There are a bunch of problems here:

  1. In C variables are NOT initialized 0 by default - check your wins and losses. Incrementing a variable requires reading it, and reading an uninitialized variable is instantly an undefined behavior.

  2. You can't return two values in C. You either make a wrapper that can hold two values and return a single wrapper, or pass pointers into your function and modify data at their address, or use static variables visible everywhere in a file. What you have instead is a comma operator, which always returns the second value.

  3. Your wins and losses variables declared in main() function aren't connected to wins and losses variables in rolldice() function in any way. Regarding the previous question, you might want to use pointers for that (although static variables would be easier).

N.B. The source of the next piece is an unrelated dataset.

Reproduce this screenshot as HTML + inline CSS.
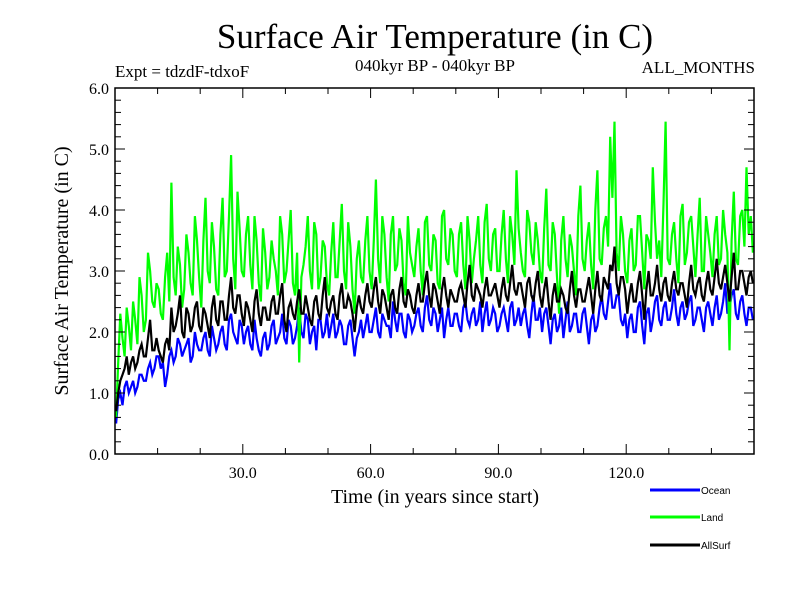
<!DOCTYPE html>
<html><head><meta charset="utf-8"><style>
body{margin:0;background:#fff;width:800px;height:600px;overflow:hidden}
svg text{font-family:"Liberation Serif",serif;fill:#000}
</style></head><body>
<svg id="chart" width="800" height="600">
<text x="435" y="48" font-size="35" text-anchor="middle">Surface Air Temperature (in C)</text>
<text x="115" y="77" font-size="17">Expt = tdzdF-tdxoF</text>
<text x="435" y="71" font-size="17" text-anchor="middle">040kyr BP - 040kyr BP</text>
<text x="755" y="73" font-size="17" text-anchor="end">ALL_MONTHS</text>
<text transform="translate(68,271) rotate(-90)" font-size="20" text-anchor="middle">Surface Air Temperature (in C)</text>
<text x="435" y="503" font-size="20" text-anchor="middle">Time (in years since start)</text>
<g id="series"></g>
<g id="axes"></g>
<g>
<line x1="650" y1="490" x2="700" y2="490" stroke="#0000ff" stroke-width="3"/>
<text x="701" y="494" font-size="10" style="font-family:'Liberation Sans',sans-serif">Ocean</text>
<line x1="650" y1="517" x2="700" y2="517" stroke="#00ff00" stroke-width="3"/>
<text x="701" y="521" font-size="10" style="font-family:'Liberation Sans',sans-serif">Land</text>
<line x1="650" y1="545" x2="700" y2="545" stroke="#000" stroke-width="3"/>
<text x="701" y="549" font-size="10" style="font-family:'Liberation Sans',sans-serif">AllSurf</text>
</g>
</svg>
<script>
const years = Array.from({length:150},(_, i)=>i);
const ocean = [0.5,1.0,1.1,1.0,1.2,1.1,1.3,1.2,1.5,1.4,
1.6,1.5,1.3,1.7,1.6,1.8,1.7,1.9,1.6,1.8,
1.7,2.0,1.6,1.9,1.8,2.1,1.7,2.3,1.9,2.2,
1.8,2.1,1.7,1.9,1.6,2.0,1.8,2.2,1.9,2.3,
1.8,2.1,1.9,2.4,1.9,2.2,2.0,1.7,2.2,2.0,
1.9,2.3,2.0,2.1,1.8,2.2,1.6,2.0,1.9,2.3,
2.0,2.4,1.9,2.2,2.1,2.5,2.0,2.3,1.9,2.2,
2.1,2.4,2.0,2.6,2.1,2.3,2.2,1.9,2.4,2.1,
2.3,2.0,2.5,2.1,2.4,2.2,2.0,2.5,2.2,2.3,
2.1,2.4,2.0,2.5,2.2,2.1,2.4,1.9,2.6,2.2,
2.0,2.4,1.8,2.3,2.1,1.9,2.5,2.1,2.3,2.0,
2.4,1.8,2.3,2.1,2.6,2.2,2.8,2.4,2.6,2.1,
1.9,2.3,2.0,2.5,1.8,2.4,2.2,2.6,2.1,2.5,
2.2,2.7,2.1,2.5,2.3,2.6,2.2,2.4,2.0,2.5,
2.1,2.6,2.3,2.8,2.4,2.7,2.2,2.6,2.1,2.4];
const oceanMid = [0.9,0.8,1.2,1.1,1.0,1.3,1.2,1.4,1.3,1.6,
1.4,1.1,1.6,1.5,1.9,1.6,1.8,1.5,2.0,1.7,
1.9,1.7,2.1,1.7,2.0,1.8,2.2,2.0,1.8,2.1,
2.0,1.8,2.2,1.7,1.9,1.7,2.1,1.8,2.0,1.9,
2.2,1.8,2.1,2.0,2.3,1.8,2.1,2.2,1.9,2.3,
2.1,1.9,2.2,1.8,2.1,1.9,1.9,2.2,2.1,2.0,
2.2,2.0,2.3,2.1,1.9,2.2,2.3,2.0,2.3,2.0,
2.3,2.1,2.4,2.2,2.4,2.0,2.4,2.2,2.1,2.3,
2.1,2.4,2.2,2.3,2.1,2.5,2.3,2.1,2.4,2.0,
2.3,2.2,2.4,2.1,2.4,2.3,2.1,2.3,2.2,2.4,
2.3,2.1,2.2,2.0,2.4,2.2,2.0,2.3,2.0,2.3,
2.1,2.2,2.0,2.4,2.3,2.5,2.4,2.6,2.2,2.3,
2.2,2.0,2.4,2.1,2.3,2.0,2.5,2.2,2.4,2.2,
2.4,2.3,2.4,2.2,2.5,2.1,2.4,2.2,2.4,2.3,
2.4,2.2,2.5,2.3,2.6,2.3,2.5,2.3,2.4,2.2];
const land = [0.6,2.3,1.6,2.1,2.5,1.8,2.6,2.2,3.0,2.4,
2.7,2.2,3.3,4.45,2.6,3.1,2.7,3.3,2.6,3.5,
2.4,4.2,2.8,3.4,2.6,4.2,3.0,4.9,2.7,3.7,
2.9,3.9,2.7,3.5,2.5,3.3,2.9,3.2,2.6,3.6,
3.0,4.0,2.6,1.5,3.1,3.9,2.7,3.6,2.9,3.4,
2.6,3.8,2.9,4.1,2.7,3.4,2.3,3.5,2.8,3.9,
2.7,4.5,2.8,3.6,2.5,3.9,3.1,3.5,2.6,3.3,
2.9,3.7,2.6,3.9,3.0,3.5,2.7,4.0,3.1,3.6,
2.9,3.8,2.7,3.5,3.2,3.9,2.8,4.1,3.0,3.7,
3.0,4.0,2.8,3.6,4.65,3.3,2.9,3.8,3.1,3.5,
2.8,4.35,3.0,3.6,2.3,3.9,2.9,3.4,2.6,4.4,
3.0,3.8,2.7,4.65,3.1,3.9,5.2,5.45,3.0,3.6,
2.8,3.7,3.1,3.9,2.7,3.5,4.7,3.2,2.9,5.45,
3.1,3.8,2.8,4.1,3.3,3.9,2.9,4.2,3.0,3.6,
2.9,3.9,3.2,3.6,1.7,4.3,3.1,4.0,4.7,3.9];
const landMid = [1.5,1.9,2.4,1.7,2.2,2.9,2.0,3.3,2.5,2.8,
2.3,2.9,2.5,2.9,3.4,2.4,3.6,2.8,3.9,2.9,
3.5,3.0,3.8,2.7,3.6,2.9,3.9,3.2,4.3,3.0,
3.6,3.1,3.9,2.8,3.7,2.7,3.5,3.0,3.9,2.8,
3.5,2.8,3.3,2.9,3.4,3.0,3.8,2.7,3.5,2.8,
3.3,2.9,3.5,3.0,3.8,2.7,3.2,2.9,3.5,3.0,
3.5,3.2,3.9,2.9,3.6,3.0,3.7,2.8,3.9,3.1,
3.4,3.0,3.8,3.1,3.6,2.8,3.9,3.2,3.7,3.0,
3.6,3.1,3.9,2.8,3.5,3.1,3.8,3.2,3.6,3.0,
3.6,3.2,3.9,3.1,3.7,3.0,4.0,3.3,3.8,3.0,
3.7,3.1,3.8,2.9,3.5,3.2,3.6,3.0,3.9,3.2,
3.5,3.1,4.0,3.2,3.7,3.4,4.2,3.3,3.9,3.0,
3.5,3.0,3.9,3.3,3.6,3.2,3.8,3.5,4.1,3.2,
3.6,3.2,3.9,3.1,3.8,3.4,3.6,3.0,3.9,3.3,
3.6,3.1,4.0,3.3,3.5,3.2,3.9,3.4,3.6,3.3];
const allsurf = [0.7,1.2,1.4,1.3,1.6,1.5,1.8,1.6,2.2,1.7,
1.7,1.5,1.9,2.4,2.1,2.6,1.9,2.3,2.1,2.5,
2.0,2.3,1.9,2.6,2.1,2.5,2.2,2.9,2.3,2.6,
2.1,2.4,2.0,2.7,2.1,2.4,2.2,2.6,2.3,2.8,
2.0,2.5,2.2,2.7,2.3,2.4,2.1,2.6,2.2,2.9,
2.3,2.6,2.2,2.8,2.4,2.5,2.0,2.6,2.3,2.8,
2.4,2.9,2.3,2.6,2.2,2.7,2.3,2.9,2.4,2.6,
2.3,2.8,2.5,3.0,2.4,2.7,2.3,2.9,2.4,2.6,
2.5,2.8,2.4,3.1,2.5,2.7,2.4,2.9,2.6,2.8,
2.4,2.9,2.5,3.1,2.6,2.8,2.4,2.9,2.5,3.0,
2.4,2.9,2.2,2.8,2.5,2.6,2.3,3.0,2.4,2.7,
2.5,2.9,2.3,3.0,2.5,2.8,3.1,3.4,2.6,2.9,
2.3,2.8,2.5,3.0,2.2,3.0,2.6,3.1,2.5,2.9,
2.5,3.0,2.6,2.8,2.4,3.1,2.6,2.9,2.5,3.0,
2.6,3.2,2.7,3.1,2.5,3.3,2.7,3.0,2.6,3.0];
const allsurfMid = [1.0,1.3,1.6,1.5,1.4,1.7,1.6,1.9,1.7,1.9,
1.6,1.8,1.7,2.0,2.3,2.0,2.4,2.0,2.4,2.1,
2.4,2.1,2.4,2.2,2.5,2.2,2.6,2.4,2.6,2.3,
2.5,2.2,2.5,2.3,2.4,2.2,2.5,2.3,2.6,2.2,
2.4,2.3,2.5,2.3,2.6,2.2,2.5,2.3,2.6,2.4,
2.5,2.3,2.6,2.4,2.6,2.3,2.4,2.4,2.6,2.5,
2.7,2.5,2.7,2.4,2.6,2.4,2.7,2.5,2.7,2.4,
2.6,2.5,2.8,2.6,2.8,2.5,2.7,2.6,2.7,2.5,
2.7,2.6,2.8,2.6,2.8,2.6,2.7,2.6,2.7,2.6,
2.7,2.6,2.8,2.7,2.8,2.6,2.8,2.6,2.8,2.6,
2.7,2.5,2.6,2.5,2.7,2.4,2.7,2.6,2.7,2.5,
2.7,2.6,2.7,2.6,2.9,2.7,3.0,2.8,2.9,2.7,
2.6,2.5,2.8,2.6,2.7,2.6,2.8,2.7,2.8,2.6,
2.8,2.7,2.8,2.6,2.8,2.7,2.8,2.6,2.8,2.7,
2.9,2.8,2.9,2.8,2.9,2.7,3.0,2.8,2.9,2.8];
const xTicks = [30,60,90,120];
const xTickLabels = ["30.0","60.0","90.0","120.0"];
const yTicks = [0,1,2,3,4,5,6];
const yTickLabels = ["0.0","1.0","2.0","3.0","4.0","5.0","6.0"];

const L=115,R=754,T=88,B=454,XMIN=0,XMAX=150,YMIN=0,YMAX=6;
const sx=v=>L+(v-XMIN)/(XMAX-XMIN)*(R-L);
const sy=v=>B-(v-YMIN)/(YMAX-YMIN)*(B-T);
const NS="http://www.w3.org/2000/svg";
const sg=document.getElementById('series'), ag=document.getElementById('axes');
function mk(tag,attrs,parent){const e=document.createElementNS(NS,tag);for(const k in attrs)e.setAttribute(k,attrs[k]);parent.appendChild(e);return e;}
function drawSeries(vals,mids,color,name){
  const pts=[];
  vals.forEach((v,i)=>{
    pts.push(sx(years[i]+0.25).toFixed(1)+','+sy(v).toFixed(1));
    pts.push(sx(years[i]+0.75).toFixed(1)+','+sy(mids[i]).toFixed(1));
  });
  const p=mk('polyline',{points:pts.join(' '),fill:'none',stroke:color,'stroke-width':2.2,'stroke-linejoin':'miter'},sg);
  
  
}
drawSeries(ocean,oceanMid,'#0000ff','ocean-line');
drawSeries(land,landMid,'#00ff00','land-line');
drawSeries(allsurf,allsurfMid,'#000000','allsurf-line');
const fr=mk('rect',{x:L,y:T,width:R-L,height:B-T,fill:'none',stroke:'#000','stroke-width':1.5},ag);


for(let v=10;v<150;v+=10){
  const len=xTicks.includes(v)?10:6;
  mk('line',{x1:sx(v),x2:sx(v),y1:B,y2:B-len,stroke:'#000'},ag);
  mk('line',{x1:sx(v),x2:sx(v),y1:T,y2:T+len,stroke:'#000'},ag);
}
for(let k=1;k<30;k++){
  const v=k*0.2, major=k%5===0, len=major?10:6;
  mk('line',{x1:L,x2:L+len,y1:sy(v),y2:sy(v),stroke:'#000'},ag);
  mk('line',{x1:R,x2:R-len,y1:sy(v),y2:sy(v),stroke:'#000'},ag);
}
xTicks.forEach((v,i)=>{
  const t=mk('text',{x:sx(v),y:B+24,'font-size':16,'text-anchor':'middle'},ag);
  t.textContent=xTickLabels[i];
  
  
});
yTicks.forEach((v,i)=>{
  const t=mk('text',{x:L-6,y:sy(v)+6,'font-size':16,'text-anchor':'end'},ag);
  t.textContent=yTickLabels[i];
  
  
});
</script>
</body></html>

  4. The logic behind you code is broken. This for loop is simulating a single game, and after getting either a win or a loss it should break;. But it doesn't, so even if you could see the results, they would be nonsensical.

  5. The return statement is inside of your for loop, always exiting after one iteration. This also obviously ruins the entire simulation.

  6. When comparing num[i] == num[0], you should check if i == 0, because otherwise it always succeeds and the player always wins.

Fixing these problems gives the minimum fixes required for your code to work:

#include <stdio.h>
#include <stdlib.h>
#include <time.h>
#include <stdbool.h>

int wins = 0;
int losses = 0;

int rolldice()
{
    int num[1000];
    
    srand(time(NULL));
    
    for (int game = 0; game < 1000; game++)
    {
        for(int i = 0; true; i++) // simulate a single game
        {
            int dice1 = (rand() % 6) + 1;
            int dice2 = (rand() % 6) + 1;
            
            num[i] = dice1 + dice2;
    
            if (num[0] == 7)
            {
                wins++;
                break;
            }
            
            if (num[0] != 7 && num[i] == num[0] && i != 0)
            {
                wins++;
                break;
            }
            if (num[0] != 7 && num[i] == 7)
            {
                losses++;
                break;
            }  
        }
    }
}   

int main()
{
    rolldice();
    printf("wins: %d \nlosses: %d", wins, losses);
}

This code is as close to yours as possible, except this version is working. However, there are a bunch of other improvements that can be made, see other comments for that.